Other impediments for firms considering relocating to Paris are linguistic and legal; most international contracts are written in English and refer to British law. Philippe said that work was already under way to establish an international tribunal that could handle financial cases in English.
These measures alone would likely not be enough to make Paris more enticing than Frankfurt or Dublin; its two main rivals in the contest to woo firms relocating from London. At least seven international banks with bases in London have announced they would either move their European headquarters to Frankfurt or open subsidiaries there, and another dozen have said they would move at least some of their operations to Dublin.

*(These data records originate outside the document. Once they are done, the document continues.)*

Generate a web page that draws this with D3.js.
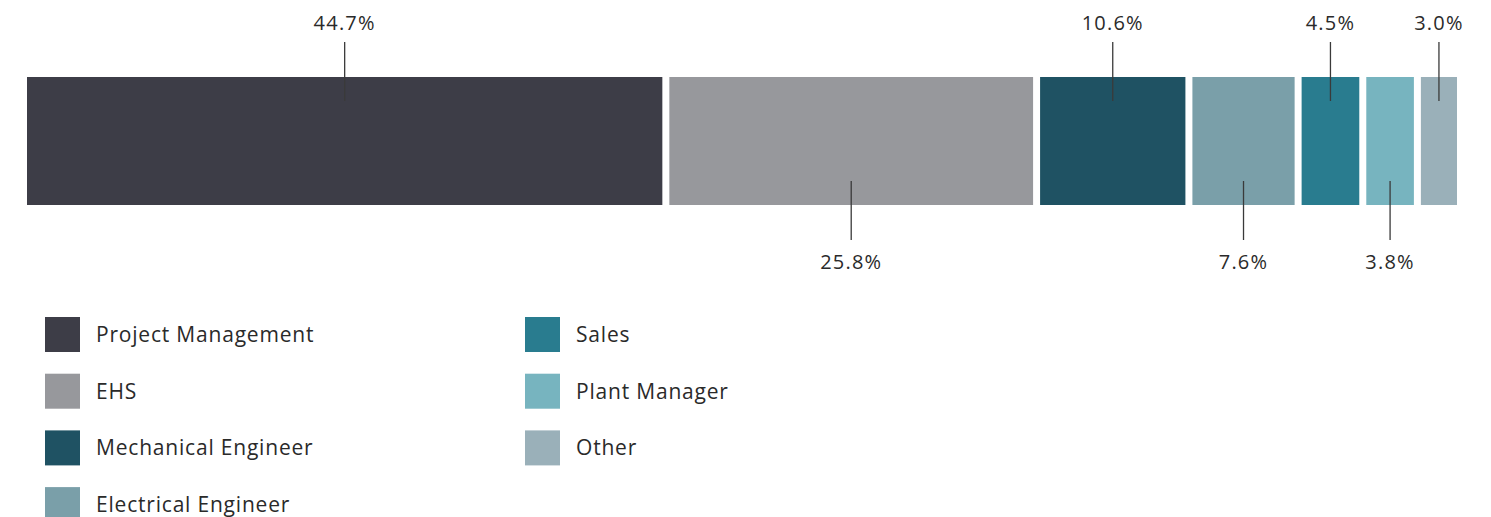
<!DOCTYPE html>
<html>
<head>
<meta charset="utf-8">
<script src="https://cdn.jsdelivr.net/npm/d3@7/dist/d3.min.js"></script>
<style>
  html, body { margin: 0; padding: 0; background: #fff; }
  svg { display: block; }
  text { font-family: "Open Sans", "Noto Sans", sans-serif; fill: #2a2a2a; }
</style>
</head>
<body>
<svg id="chart" width="1491" height="517"></svg>
<script>
// Share of respondents by job role (percent)
const categories = ["Project Management", "EHS", "Mechanical Engineer", "Electrical Engineer", "Sales", "Plant Manager", "Other"];
const shares = [44.7, 25.8, 10.6, 7.6, 4.5, 3.8, 3.0];
const colors = ["#3d3d47", "#97989c", "#1f5263", "#7a9fa9", "#297c8f", "#77b4bf", "#9ab0b9"];
// Legend layout: first column holds four entries, second holds the rest
const legendColumns = [[0, 1, 2, 3], [4, 5, 6]];

const svg = d3.select("#chart");

const x = d3.scaleLinear().domain([0, 100]).range([23.5, 1460.5]);
const barTop = 77, barBottom = 205, gap = 3.5;

let acc = 0;
const segs = shares.map((v, i) => {
  const s = { name: categories[i], value: v, start: acc, end: acc + v, color: colors[i], up: i % 2 === 0 };
  acc += v;
  return s;
});

// Stacked segments
svg.append("g").selectAll("rect").data(segs).join("rect")
  .attr("x", d => x(d.start) + gap)
  .attr("y", barTop)
  .attr("width", d => x(d.end) - x(d.start) - 2 * gap)
  .attr("height", barBottom - barTop)
  .attr("fill", d => d.color);

// Leader lines and value labels, alternating above and below the bar
const lab = svg.append("g");
segs.forEach(d => {
  const cx = (x(d.start) + x(d.end)) / 2;
  const y1 = d.up ? 42 : 181, y2 = d.up ? 101 : 240, ty = d.up ? 30 : 269;
  lab.append("line").attr("x1", cx).attr("x2", cx).attr("y1", y1).attr("y2", y2)
    .attr("stroke", "#3a3a3a").attr("stroke-width", 1.3);
  lab.append("text").attr("x", cx).attr("y", ty).attr("text-anchor", "middle")
    .attr("font-size", 20).attr("letter-spacing", 1.2)
    .text(d.value.toFixed(1) + "%");
});

// Legend
const legend = svg.append("g");
const colX = [45, 525], rowY0 = 317, rowStep = 56.7, sw = 35;
legendColumns.forEach((col, ci) => {
  col.forEach((idx, ri) => {
    const y = rowY0 + ri * rowStep;
    legend.append("rect").attr("x", colX[ci]).attr("y", y).attr("width", sw).attr("height", sw)
      .attr("fill", colors[idx]);
    legend.append("text").attr("x", colX[ci] + 51).attr("y", y + 25)
      .attr("font-size", 21).attr("letter-spacing", 0.8).text(categories[idx]);
  });
});
</script>
</body>
</html>
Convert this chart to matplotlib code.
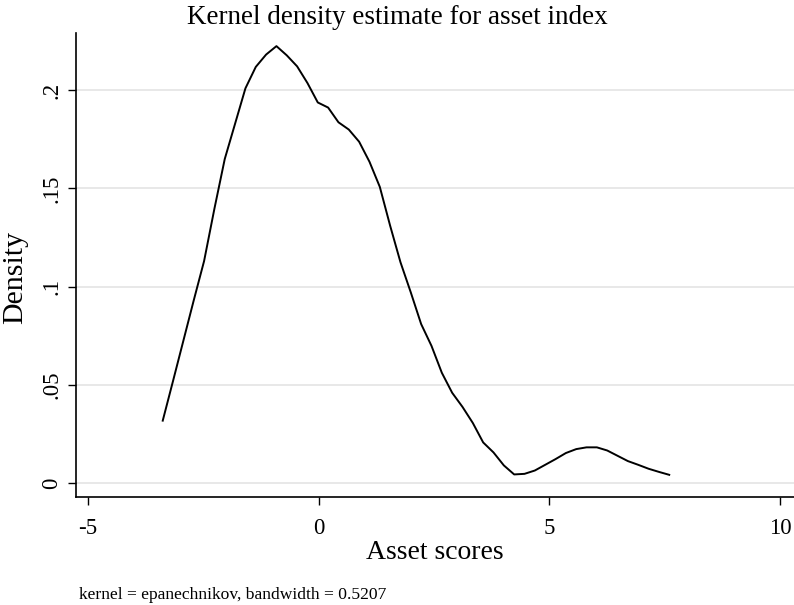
import matplotlib
matplotlib.use("Agg")
import matplotlib.pyplot as plt

# kernel density estimate of the asset index
asset_score = [-3.380, -3.156, -2.932, -2.708, -2.484, -2.260, -2.036, -1.812, -1.588, -1.364,
               -1.140, -0.916, -0.692, -0.468, -0.244, -0.020, 0.204, 0.428, 0.652, 0.876,
               1.100, 1.324, 1.548, 1.772, 1.996, 2.220, 2.444, 2.668, 2.892, 3.116,
               3.340, 3.564, 3.788, 4.012, 4.236, 4.460, 4.684, 4.908, 5.132, 5.356,
               5.580, 5.804, 6.028, 6.252, 6.476, 6.700, 6.924, 7.148, 7.372, 7.596]
density = [0.0317, 0.0520, 0.0725, 0.0930, 0.1130, 0.1397, 0.1650, 0.1830, 0.2010, 0.2119,
           0.2182, 0.2225, 0.2178, 0.2122, 0.2037, 0.1938, 0.1912, 0.1837, 0.1800, 0.1738,
           0.1636, 0.1508, 0.1310, 0.1124, 0.0970, 0.0809, 0.0698, 0.0561, 0.0459, 0.0387,
           0.0305, 0.0206, 0.0155, 0.0089, 0.0043, 0.0046, 0.0063, 0.0092, 0.0121, 0.0152,
           0.0172, 0.0181, 0.0181, 0.0165, 0.0138, 0.0111, 0.0092, 0.0072, 0.0056, 0.0041]

x_ticks = [-5, 0, 5, 10]
x_tick_labels = ["-5", "0", "5", "10"]
y_ticks = [0, 0.05, 0.1, 0.15, 0.2]
y_tick_labels = ["0", ".05", ".1", ".15", ".2"]

plt.rcParams['font.family'] = ['Liberation Serif', 'DejaVu Serif']

fig = plt.figure(figsize=(7.94, 6.05), dpi=100)
ax = fig.add_axes([0.0957, 0.1785, 0.9043, 0.767])

ax.plot(asset_score, density, color='black', linewidth=1.4)

ax.set_xlim(-5.26, 10.3)
ax.set_ylim(-0.0072, 0.2292)
ax.set_xticks(x_ticks)
ax.set_xticklabels(x_tick_labels)
ax.set_yticks(y_ticks)
ax.set_yticklabels(y_tick_labels, rotation=90, va='center')
ax.tick_params(axis='both', labelsize=16.5, length=6, width=1, direction='out')
ax.tick_params(axis='x', pad=9)
ax.tick_params(axis='y', pad=4)
ax.grid(axis='y', color='#e4e4e4', linewidth=1.2)
ax.set_axisbelow(True)

for side in ['top', 'right']:
    ax.spines[side].set_visible(False)
for side in ['left', 'bottom']:
    ax.spines[side].set_linewidth(1.2)

ax.set_xlabel("Asset scores", fontsize=20, labelpad=1)
ax.set_ylabel("Density", fontsize=21.5)
ax.yaxis.set_label_coords(-0.066, 0.474)
fig.text(0.5, 0.961, "Kernel density estimate for asset index", fontsize=19.5,
         ha='center', va='baseline')
fig.text(0.1, 0.01, "kernel = epanechnikov, bandwidth = 0.5207", fontsize=12.6)

fig.savefig("out.png", dpi=100)
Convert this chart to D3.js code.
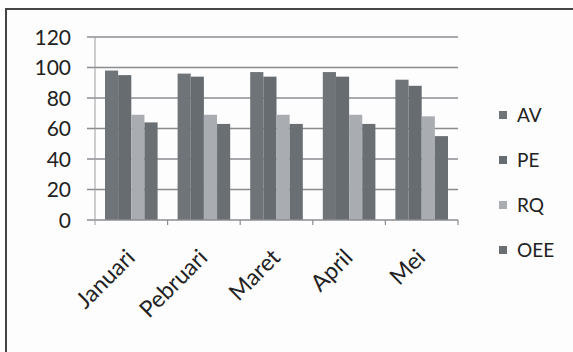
<!DOCTYPE html>
<html><head><meta charset="utf-8">
<script src="https://cdn.jsdelivr.net/npm/d3@7"></script>
<style>
html,body{margin:0;padding:0;background:#fdfdfd;}
svg{display:block;}
text{font-family:Lato,"Open Sans",sans-serif;fill:#222;}
</style></head><body>
<svg id="c" width="573" height="352"></svg>
<script>
const categories = ["Januari","Pebruari","Maret","April","Mei"];
const seriesNames = ["AV","PE","RQ","OEE"];
const AV  = [98, 96, 97, 97, 92];
const PE  = [95, 94, 94, 94, 88];
const RQ  = [69, 69, 69, 69, 68];
const OEE = [64, 63, 63, 63, 55];
const yTicks = [0,20,40,60,80,100,120];
const colors = ["#6f7479","#676c71","#a9adb2","#6a6f74"];

const values = [AV, PE, RQ, OEE];
const svg = d3.select("#c");

// frame
svg.append("path").attr("d","M6,352 L6,9 L573,9").attr("fill","none")
  .attr("stroke","#444").attr("stroke-width",2);

const x = d3.scaleBand().domain(categories).range([95,458]).padding(0);
const gap = 10;
const xs = d3.scaleBand().domain(seriesNames).range([gap, x.bandwidth()-gap]).padding(0);
const y = d3.scaleLinear().domain([0,120]).range([220,37]);

// gridlines
svg.append("g").selectAll("line").data(yTicks.filter(d=>d>0)).join("line")
  .attr("x1",87).attr("x2",458).attr("y1",d=>y(d)).attr("y2",d=>y(d))
  .attr("stroke","#8a8d90").attr("stroke-width",1.5);

// y axis labels
svg.append("g").selectAll("text").data(yTicks).join("text")
  .attr("x",71).attr("y",d=>y(d)).attr("dy","0.36em")
  .attr("text-anchor","end").attr("font-size",21).text(d=>d);

// bars
const data = [];
categories.forEach((c,i)=>seriesNames.forEach((s,j)=>data.push({c,s,v:values[j][i],j})));
svg.append("g").selectAll("rect").data(data).join("rect")
  .attr("x",d=>x(d.c)+xs(d.s)).attr("width",xs.bandwidth())
  .attr("y",d=>y(d.v)).attr("height",d=>y(0)-y(d.v))
  .attr("fill",d=>colors[d.j]);

// x axis
const ax = svg.append("g").attr("transform","translate(0,220)");
ax.append("line").attr("x1",87).attr("x2",458).attr("y1",0).attr("y2",0)
  .attr("stroke","#8a8d90").attr("stroke-width",1.5);
ax.append("line").attr("x1",95).attr("x2",95).attr("y1",-183).attr("y2",5)
  .attr("stroke","#9a9da0").attr("stroke-width",1);
const bounds = categories.map(c=>x(c)+x.bandwidth());
ax.selectAll("line.tk").data(bounds).join("line").attr("class","tk")
  .attr("x1",d=>d).attr("x2",d=>d).attr("y1",0).attr("y2",5)
  .attr("stroke","#8a8d90").attr("stroke-width",1.2);
ax.selectAll("text").data(categories).join("text")
  .attr("transform",d=>`translate(${x(d)+x.bandwidth()/2+5},${39}) rotate(-45)`)
  .attr("text-anchor","end").attr("font-size",23).text(d=>d);

// legend
const lg = svg.append("g");
seriesNames.forEach((s,j)=>{
  const yy = 115 + j*45;
  lg.append("rect").attr("x",499).attr("y",yy-4).attr("width",8).attr("height",8).attr("fill",colors[j]);
  lg.append("text").attr("x",517).attr("y",yy).attr("dy","0.36em").attr("font-size",19).text(s);
});
</script>
</body></html>
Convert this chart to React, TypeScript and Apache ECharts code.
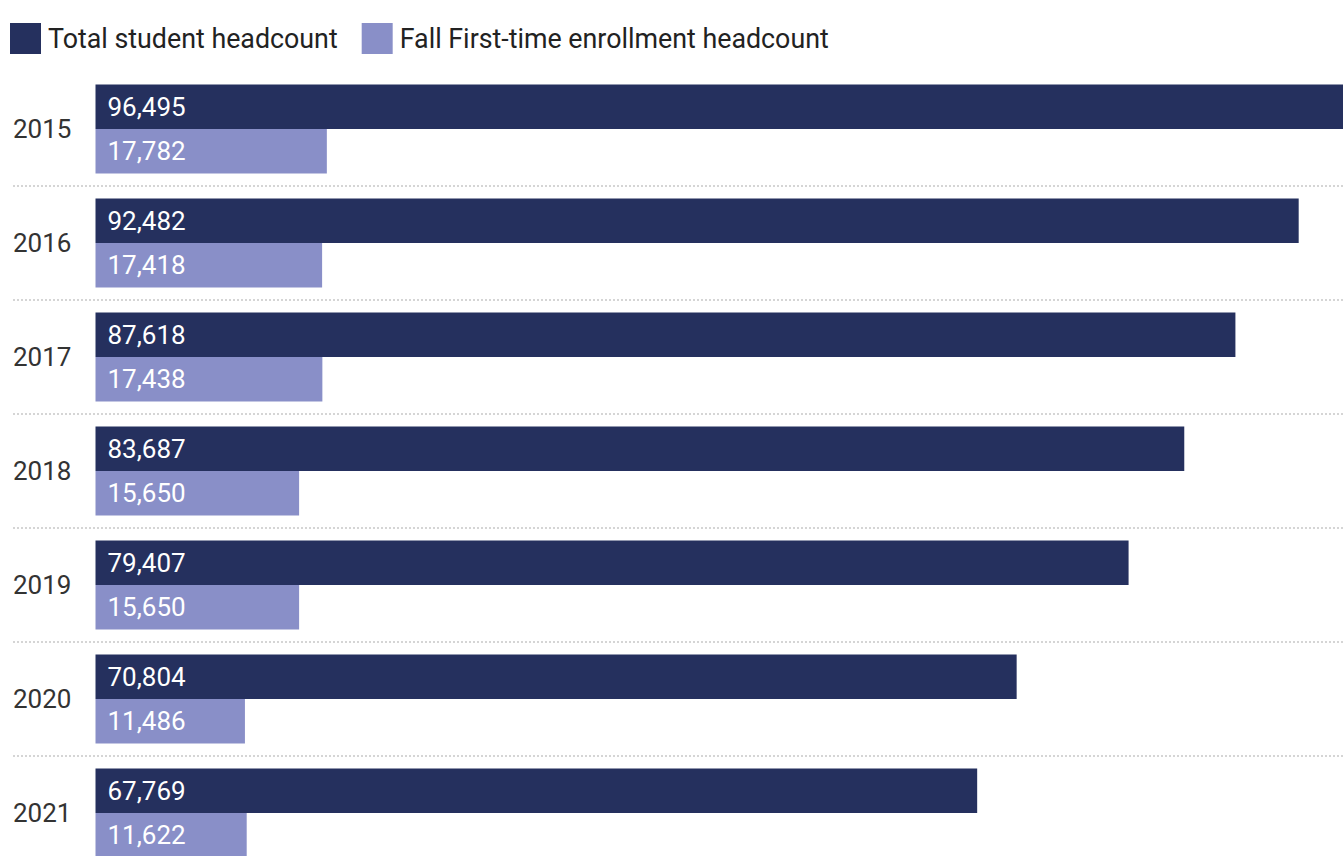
import React, { useEffect, useRef } from "react";
import * as echarts from "echarts";

const years = ["2015", "2016", "2017", "2018", "2019", "2020", "2021"];
const totalHeadcount = [96495, 92482, 87618, 83687, 79407, 70804, 67769];
const firstTimeHeadcount = [17782, 17418, 17438, 15650, 15650, 11486, 11622];
const seriesNames = ["Total student headcount", "Fall First-time enrollment headcount"];

const DARK = "#25305E";
const LIGHT = "#898FC8";
const FONT = "Roboto";

export default function App() {
  const ref = useRef<HTMLDivElement>(null);
  useEffect(() => {
    if (!ref.current) return;
    const chart = echarts.init(ref.current, null, { renderer: "svg" });
    const fmt = (p: any) => Number(p.value).toLocaleString("en-US");
    chart.setOption({
      animation: false,
      legend: {
        left: 10,
        top: 23,
        padding: 0,
        itemWidth: 31,
        itemHeight: 31,
        itemGap: 24,
        icon: "rect",
        textStyle: { fontFamily: FONT, fontSize: 26.8, color: "#222", padding: [0, 0, 0, 2] },
        data: seriesNames,
      },
      grid: [
        { left: 95.5, width: 1255.4, top: 72, height: 798, outerBoundsMode: "none", containLabel: false },
        { left: 13, width: 1330, top: 72, height: 798, outerBoundsMode: "none", containLabel: false },
      ],
      xAxis: [
        { type: "value", gridIndex: 0, min: 0, max: 96495, show: false },
        { type: "value", gridIndex: 1, min: 0, max: 1, show: false },
      ],
      yAxis: [
        {
          type: "category",
          gridIndex: 0,
          data: years,
          inverse: true,
          axisLine: { show: false },
          axisTick: { show: false },
          splitLine: { show: false },
          axisLabel: {
            margin: 82.5,
            align: "left",
            fontFamily: FONT,
            fontSize: 26,
            color: "#333",
          },
        },
        {
          type: "category",
          gridIndex: 1,
          data: years,
          inverse: true,
          axisLine: { show: false },
          axisTick: { show: false },
          axisLabel: { show: false },
          splitLine: {
            show: true,
            showMinLine: false,
            lineStyle: { color: "#c8c8c8", width: 1.5, type: [2, 2] },
          },
        },
      ],
      series: [
        {
          name: seriesNames[0],
          type: "bar",
          xAxisIndex: 0,
          yAxisIndex: 0,
          data: totalHeadcount,
          barWidth: 44.5,
          barGap: "0%",
          itemStyle: { color: DARK },
          label: {
            show: true,
            position: "insideLeft",
            distance: 12,
            formatter: fmt,
            color: "#fff",
            fontFamily: FONT,
            fontSize: 26,
          },
        },
        {
          name: seriesNames[1],
          type: "bar",
          xAxisIndex: 0,
          yAxisIndex: 0,
          data: firstTimeHeadcount,
          barWidth: 44.5,
          barGap: "0%",
          itemStyle: { color: LIGHT },
          label: {
            show: true,
            position: "insideLeft",
            distance: 12,
            formatter: fmt,
            color: "#fff",
            fontFamily: FONT,
            fontSize: 26,
          },
        },
      ],
    });
    return () => chart.dispose();
  }, []);
  return (
    <div
      ref={ref}
      style={{ position: "absolute", left: 0, top: 0, width: 1343, height: 856, background: "#fff" }}
    />
  );
}
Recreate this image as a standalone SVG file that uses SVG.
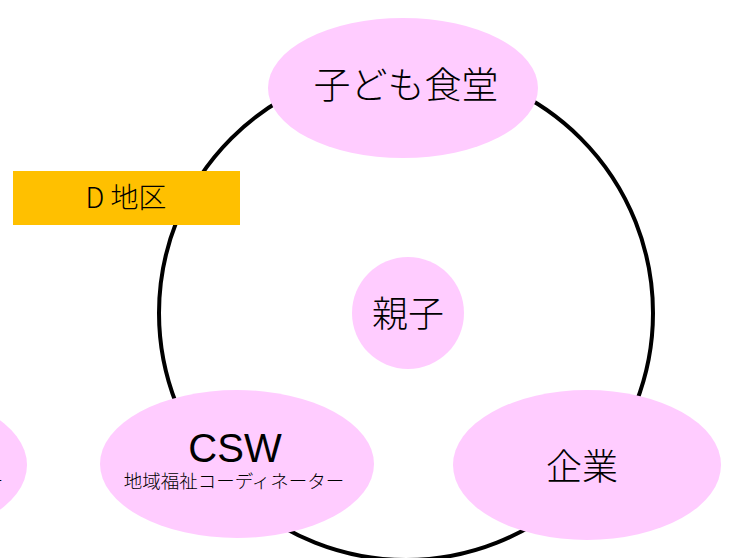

So far, Paris has only gained an anticipated 1,000 new jobs, which will come in the form of employees relocated by HSBC. “At this stage there are no commitments beside HSBC’s,” said Benjamin Griveaux, junior finance minister. “We’re working on it. Today is an important signal to investors.”
France has some particular disincentives for businesses, including its notoriously inflexible labour laws, which have “seemed to be, if not always the reality, a major deterrent to doing business in France”, said Iain Begg, Professorial Research Fellow at the European Institute at the London School of Economics.
Macon has put the goal of reforming those laws and streamlining the nation’s cumbersome bureaucracy at the forefront of his presidency, but it won’t be easy. When the previous administration attempted labour law reform, France was paralysed by sporadic demonstrations for months.
The government also said it would open three new public international high schools in and around the French capital by 2022, in addition to the six that already exist.